Strasbourg, 22.06.2012 – At the end of a fact-finding visit to Turkey from 17 to 21 June 2012, PACE’s rapporteur for post-monitoring dialogue with Turkey Josette Durrieu (France, SOC) has urged the Turkish authorities to speed up the revision of the Penal Code and the anti-terror law in order to strengthen freedom of expression. She said that at a time when Turkey wished to turn the page of a history marked by coups d'état and the major role of the army, the detention on remand of numerous journalists, academics, generals and students, interminable trials, and the situation in prisons cast a shadow over the ongoing process of democratic reform.

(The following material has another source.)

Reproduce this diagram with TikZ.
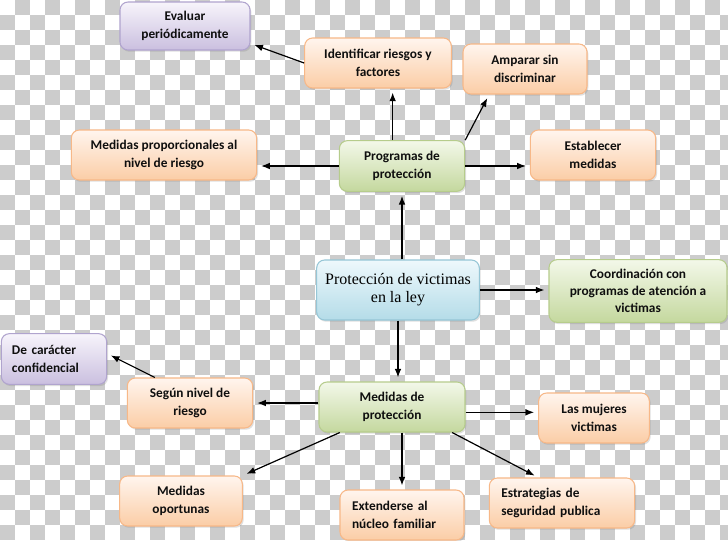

During her visit, Ms Durrieu met several personalities held on remand in Silivri prison and followed part of the ODA TV trial in Istanbul. Welcoming the release of journalist Müyesser Yildiz on 18 June, Ms Durrieu noted that many journalists were held pending trial on the basis of doubtful digital evidence, then released in some cases without fresh evidence being provided. “The boundary between the exercise of the journalist’s profession – which presupposes inquiry into the core of affairs – and the exposure of journalists to charges of accommodating or abetting subversive organisations must be made clear, as must the definition of terrorism. These are some of the challenges to freedom of expression which must find an answer in the revision of the Penal Code and the third and forth packages of the judicial reform, which should be swiftly adopted by parliament.”

“The efforts made by the Ministry of Justice to harmonise legislation and legal practice with the case-law of the European Court of Human Rights deserve to be highlighted and must be continued,” she stressed.

“Freedom of expression and freedom of the media are fundamental principles that should be expressed in the new Turkish Constitution,” the rapporteur added, welcoming in that connection the setting up by parliament of a committee on conciliation on which the political groups in parliament are equally represented, and which is responsible for the preparation and unanimous adoption of the draft of the new Constitution.